我们的任务是编写一个python函数,接收任意数量的参数,并将它们展开成一个扁平化的列表。如果传入的任何参数是嵌套列表,无论其深度如何,列表中的单个元素将被展平,以便它们与其他参数存在于同一级别。
示例:
输入:1, [2, 3], 4, 5, [6, [7]]
,输出:[1, 2, 3, 4, 5, 6, 7]
。
题目难度:中等
题目来源:codewars
def flatten(*inp):
pass
assert flatten(1,2,3) == [1,2,3]
assert flatten([1,2],[3,4,5],[6,[7],[[8]]]) == [1,2,3,4,5,6,7,8]
assert flatten(1,2,['9',[],[]],None) == [1,2,'9',None]
仅供参考
flatten_list = []
def flatten(*inp):
for i in inp:
if type(i) in [int,str,None] or i == None:
flatten_list.append(i)
elif type(i) == list and len(i)>0:
for j in i:
flatten(j)
return list(set(flatten_list))
print(flatten(1, 2, 3))
print(flatten([1, 2], [3, 4, 5], [6, [7], [[8]]]))
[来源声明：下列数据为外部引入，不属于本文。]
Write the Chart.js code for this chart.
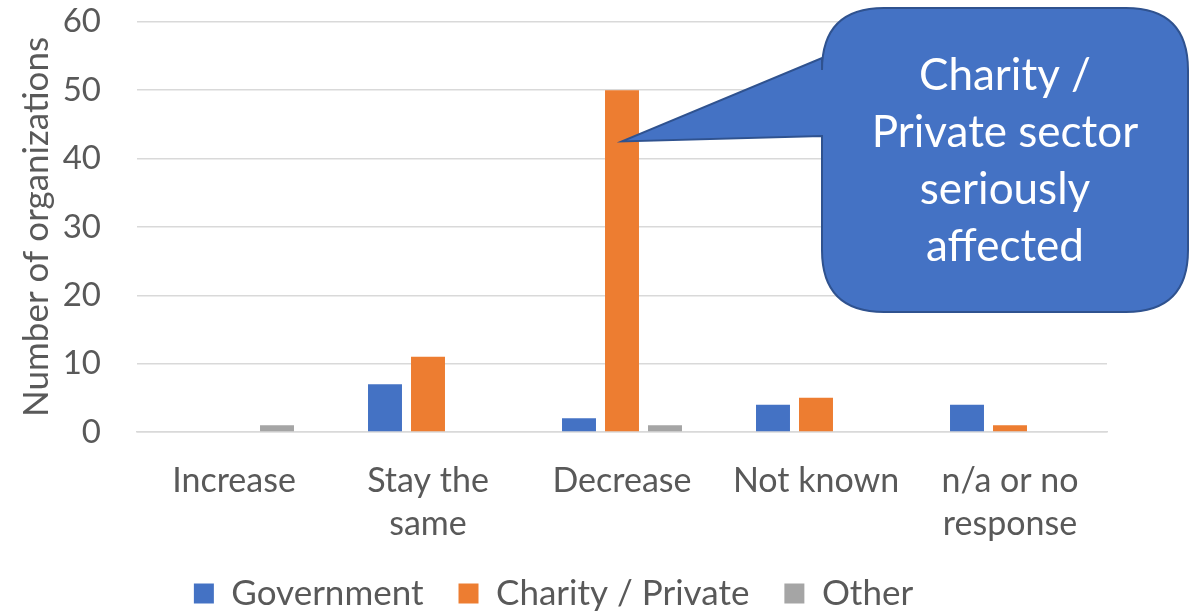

print(flatten(1, 2, ['9', [], []], None))
普通青年
def flatten(*inp):
result = []
def recur(eles):
for x in eles:
if x and isinstance(x, list):
recur(x)
elif x != []:
result.append(x)
return result
return recur(inp)
assert flatten(1,2,3) == [1,2,3]
assert flatten([1,2],[3,4,5],[6,[7],[[8]]]) == [1,2,3,4,5,6,7,8]
assert flatten(1,2,['9',[],[]],None) == [1,2,'9',None]
解题思路:利用递归。定义一个递归函数,循环判断函数的入参,如果参数是嵌套的列表类型,那么继续调用自己,直至所有的参数都是非嵌套的。其中,函数定义的flatten(*inp)
中形参的*
号的含义是函数可以接受不定长(个数不限)的实际参数。
参考题解
def flatten(*inp):
def recur(eles):
for x in eles:
if isinstance(x, list):
yield from recur(x)
else:
yield x
return list(recur(inp))
assert flatten(1,2,3) == [1,2,3]
assert flatten([1,2],[3,4,5],[6,[7],[[8]]]) == [1,2,3,4,5,6,7,8]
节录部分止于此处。